Le truc c’est qu’on veut que les blocs s’empilent les uns sur les autres. Personne ne veut voir deux blocs en concurrence l’un avec l’autre et contenant différentes transactions. C’est pourquoi le système impose d’attendre 10 minutes pour créer un nouveau bloc. Mais comme il n’y a personne pour dire à qui le tour est de créer un bloc, c’est là qu’entre en jeu le Proof of Work.
4. Le minage, propriété centrale du Proof of Work
Le principe du Proof of Work, c’est qu’un certain nombre d’individus volontaires (les mineurs) se mettent en concurrence pour créer des blocs. Le coup de tampon sur le bloc dont je vous parlait tout a l’heure est en réalité une preuve cryptographique, un haché (ou hash en anglais). Ce haché est une suite de caractères incohérente et pseudo-aléatoire qui représente un ensemble de données. Le haché varie du tout au tout pour la moindre petite modification des données sur lesquelles il est calculé. Mais pour des données identiques on obtiendra toujours le même haché. L’idée est donc de définir une difficulté qui se traduit par un nombre de zéros qui doit se trouver au début du haché.
Les blocs comprennent une zone que l’on appelle nonce qui contient un nombre inutile. Lorsque un mineur veut créer un bloc, il calcule le haché avec le nonce à 0. Si le haché correspond à la difficulté, parfait, il peut le partager. Sinon il incrémente le nonce et recalcule le haché. Et ainsi de suite jusque à ce que son haché satisfasse la condition de difficulté. Comme le haché est imprévisible, c’est comme une loterie à chaque essai.
Bien sûr, plus votre ordinateur est puissant, plus vous pouvez calculer de hachés en un temps donnée. Au début, tout le monde utilisait son processeur et tout les utilisateurs de bitcoin ou presque minaient.

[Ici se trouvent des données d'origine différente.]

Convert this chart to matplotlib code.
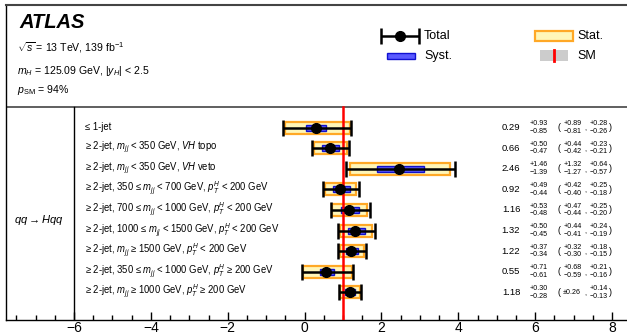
import matplotlib
matplotlib.use("Agg")
import matplotlib.pyplot as plt
from matplotlib.patches import Rectangle

plt.rcParams['font.family'] = ['Liberation Sans', 'DejaVu Sans']
plt.rcParams['mathtext.fontset'] = 'custom'
plt.rcParams['mathtext.rm'] = 'Liberation Sans'
plt.rcParams['mathtext.it'] = 'Liberation Sans:italic'
plt.rcParams['mathtext.bf'] = 'Liberation Sans:bold'

# STXS bins for qq -> Hqq
labels = [
    "≤ 1-jet",
    "≥ 2-jet, $m_{jj}$ < 350 GeV, $VH$ topo",
    "≥ 2-jet, $m_{jj}$ < 350 GeV, $VH$ veto",
    "≥ 2-jet, 350 ≤ $m_{jj}$ < 700 GeV, $p_T^H$ < 200 GeV",
    "≥ 2-jet, 700 ≤ $m_{jj}$ < 1000 GeV, $p_T^H$ < 200 GeV",
    "≥ 2-jet, 1000 ≤ $m_{jj}$ < 1500 GeV, $p_T^H$ < 200 GeV",
    "≥ 2-jet, $m_{jj}$ ≥ 1500 GeV, $p_T^H$ < 200 GeV",
    "≥ 2-jet, 350 ≤ $m_{jj}$ < 1000 GeV, $p_T^H$ ≥ 200 GeV",
    "≥ 2-jet, $m_{jj}$ ≥ 1000 GeV, $p_T^H$ ≥ 200 GeV",
]
mu = [0.29, 0.66, 2.46, 0.92, 1.16, 1.32, 1.22, 0.55, 1.18]
tot_up = [0.93, 0.50, 1.46, 0.49, 0.53, 0.50, 0.37, 0.71, 0.30]
tot_dn = [0.85, 0.47, 1.39, 0.44, 0.48, 0.45, 0.34, 0.61, 0.28]
stat_up = [0.89, 0.44, 1.32, 0.42, 0.47, 0.44, 0.32, 0.68, 0.26]
stat_dn = [0.81, 0.42, 1.27, 0.40, 0.44, 0.41, 0.30, 0.59, 0.26]
syst_up = [0.28, 0.23, 0.64, 0.25, 0.25, 0.24, 0.18, 0.21, 0.14]
syst_dn = [0.26, 0.21, 0.57, 0.18, 0.20, 0.19, 0.15, 0.16, 0.13]
group_label = r"$qq\rightarrow Hqq$"
sm_value = 1.0
xticks = [-6, -4, -2, 0, 2, 4, 6, 8]

W, H = 627, 336
fig = plt.figure(figsize=(W / 100, H / 100), dpi=100)
# axes spans pixel x 6..627, pixel y 5..320 ; y data == pixel row from top
ax = fig.add_axes([6 / W, 16 / H, 621 / W, 315 / H])
scale = 538 / 14.0  # px per unit
xmin = -6 - 68 / scale
xmax = xmin + 621 / scale
ax.set_xlim(xmin, xmax)
ax.set_ylim(320, 5)


def px(p):
    return xmin + (p - 6) / scale


stat_fc = '#fff6b8'
stat_ec = '#ffa826'
syst_fc = '#4848ff'
syst_ec = '#0000cc'
efs = 5.1  # small error font

y0, dy = 127.5, 20.6
for i in range(len(mu)):
    y = y0 + i * dy
    ax.add_patch(Rectangle((mu[i] - stat_dn[i], y - 6), stat_up[i] + stat_dn[i], 12,
                           facecolor=stat_fc, edgecolor=stat_ec, lw=1.6, zorder=2))
    ax.add_patch(Rectangle((mu[i] - syst_dn[i], y - 3), syst_up[i] + syst_dn[i], 6,
                           facecolor=syst_fc, edgecolor=syst_ec, lw=1.0, alpha=0.9, zorder=3))
    ax.errorbar(mu[i], y, xerr=[[tot_dn[i]], [tot_up[i]]], fmt='o', color='black',
                ms=7, lw=1.8, capsize=5.5, capthick=1.8, zorder=4)
    ax.text(px(85), y, labels[i], fontsize=6.85, va='center', ha='left')

    # numbers on the right
    ax.text(px(511), y, f"{mu[i]:.2f}", fontsize=6.8, va='center', ha='center')
    ax.text(px(539), y - 3.8, f"+{tot_up[i]:.2f}", fontsize=efs, va='center', ha='center')
    ax.text(px(539), y + 3.8, f"\u2212{tot_dn[i]:.2f}", fontsize=efs, va='center', ha='center')
    ax.text(px(559), y, "(", fontsize=6.5, va='center', ha='center')
    if stat_up[i] == stat_dn[i]:
        ax.text(px(572), y, f"±{stat_up[i]:.2f}", fontsize=efs, va='center', ha='center')
    else:
        ax.text(px(573), y - 3.8, f"+{stat_up[i]:.2f}", fontsize=efs, va='center', ha='center')
        ax.text(px(573), y + 3.8, f"\u2212{stat_dn[i]:.2f}", fontsize=efs, va='center', ha='center')
    ax.text(px(585), y + 1.5, ",", fontsize=5, va='center', ha='center')
    ax.text(px(599), y - 3.8, f"+{syst_up[i]:.2f}", fontsize=efs, va='center', ha='center')
    ax.text(px(599), y + 3.8, f"\u2212{syst_dn[i]:.2f}", fontsize=efs, va='center', ha='center')
    ax.text(px(610), y, ")", fontsize=6.5, va='center', ha='center')

# SM line and dividers
ax.plot([sm_value, sm_value], [107, 320], color='red', lw=1.8, zorder=3)
ax.plot([xmin, xmax], [107, 107], color='#444444', lw=1.2)
ax.plot([-6, -6], [107, 320], color='black', lw=1.0)
ax.text(px(39), y0 + 4 * dy + 10, group_label, fontsize=8, ha='center', va='center')

# header text
ax.text(px(19), 22, "ATLAS", fontsize=14.5, fontweight='bold', fontstyle='italic', va='center')
ax.text(px(17), 48, r"$\sqrt{s}$ = 13 TeV, 139 fb$^{-1}$", fontsize=7.6, va='center')
ax.text(px(17), 71, r"$m_H$ = 125.09 GeV, |$y_H$| < 2.5", fontsize=7.6, va='center')
ax.text(px(17), 90, r"$p_{\rm SM}$ = 94%", fontsize=7.6, va='center')

# legend
ax.errorbar(px(400), 36, xerr=px(419) - px(400), fmt='o', color='black', ms=7,
            lw=1.8, capsize=5.5, capthick=1.8)
ax.text(px(424), 36, "Total", fontsize=9, va='center')
ax.add_patch(Rectangle((px(387), 53), px(415) - px(387), 6, facecolor=syst_fc,
                       edgecolor=syst_ec, lw=1.0, alpha=0.9))
ax.text(px(424), 56, "Syst.", fontsize=9, va='center')
ax.add_patch(Rectangle((px(535), 31), px(573) - px(535), 10, facecolor=stat_fc,
                       edgecolor=stat_ec, lw=1.6))
ax.text(px(577), 36, "Stat.", fontsize=9, va='center')
ax.add_patch(Rectangle((px(540), 50), px(568) - px(540), 11, facecolor='#cccccc',
                       edgecolor='none'))
ax.plot([px(554), px(554)], [50, 61], color='red', lw=2)
ax.text(px(577), 56, "SM", fontsize=9, va='center')

# axes styling
ax.spines['right'].set_visible(False)
ax.spines['top'].set_color('#444444')
ax.spines['top'].set_linewidth(1.5)
ax.spines['left'].set_linewidth(1.0)
ax.spines['bottom'].set_linewidth(1.0)
ax.set_yticks([])
ax.set_xticks(xticks)
ax.set_xticklabels([str(t).replace('-', '\u2212') for t in xticks])
ax.set_xticks([t / 2 for t in range(-15, 17) if t % 4 != 0], minor=True)
ax.tick_params(axis='x', which='major', direction='in', length=6, width=1, labelsize=10, pad=1)
ax.tick_params(axis='x', which='minor', direction='in', length=3.5, width=1)

fig.savefig("out.png", dpi=100)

Mais avec le temps, des algorithmes spécifiques ont permis de miner avec les cartes graphiques, puis avec des puces spécialisées (des FPGA puis des ASIC). Ce qui fait que de nos jours pour miner il faut investir dans du matériel spécialisé et se regrouper avec d’autres mineurs.

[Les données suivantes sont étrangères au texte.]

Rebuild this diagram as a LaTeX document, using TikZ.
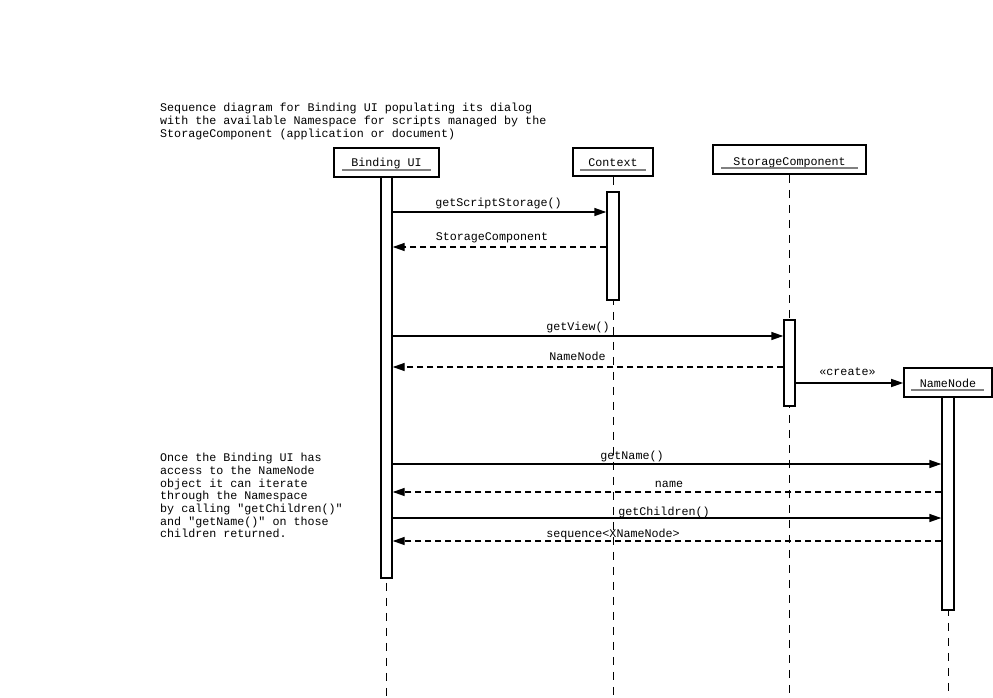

Si jamais un bloc met moins de 10 minutes à arriver, tout les participants du réseau se mettent d’accord pour augmenter la difficulté. Diminuant ainsi la probabilité de trouver rapidement le bloc suivant. Si un bloc mets plus de 10 minutes, tout le monde s’accorde pour diminuer la difficulté. C’est de cette manière qu’on arrive à générer un bloc toutes les dix minutes en moyenne.
5. L’inflation
L’avantage du Proof of Work, en plus de régler le problème de la double utilisation d’une somme, c’est d’apporter une solution toute faite à la question de la création monétaire. Ce qu’on fait, c’est autoriser le mineur créateur d’un bloc à s’accorder un certain nombre de nouveau bitcoins. Aujourd’hui c’est 12.5, à partir de juin 2020 ce sera 6.25. Les choses sont programmées pour que l’on divise la récompense par deux régulièrement jusque à un jour atteindre 0. Le nombre total de bitcoin ayant pu être créé sera alors de 21 millions (on est déjà à plus de 16 millions).
Avec ce système la création monétaire est connue de tous et prévisible, c’est autre chose qu’avec nos banques centrales, n’est-ce pas ?
Bon évidement, on peut se demander ce qui se arrivera lorsque la récompense sera 0. Est-ce que les mineurs arrêteront de miner ? Sera-ce la fin du Bitcoin et son système de Proof of Work ? Non, parce que lorsque vous créez une transaction, on vous laisse la possibilité de fixer des frais qui ne sont envoyés ni au destinataire, ni ne vous sont retournés. Ces frais permettent au mineurs de prioriser les transaction les plus importantes pour une inclusion dans le prochain bloc ou l’espace est limité. Et les mineurs collectent ces frais, se rémunérant un peu plus par ce biais.
Voilà pour le fonctionnement du système de Proof of Work, on se retrouve bientôt pour d’autres explications sur les cryptomonnaies.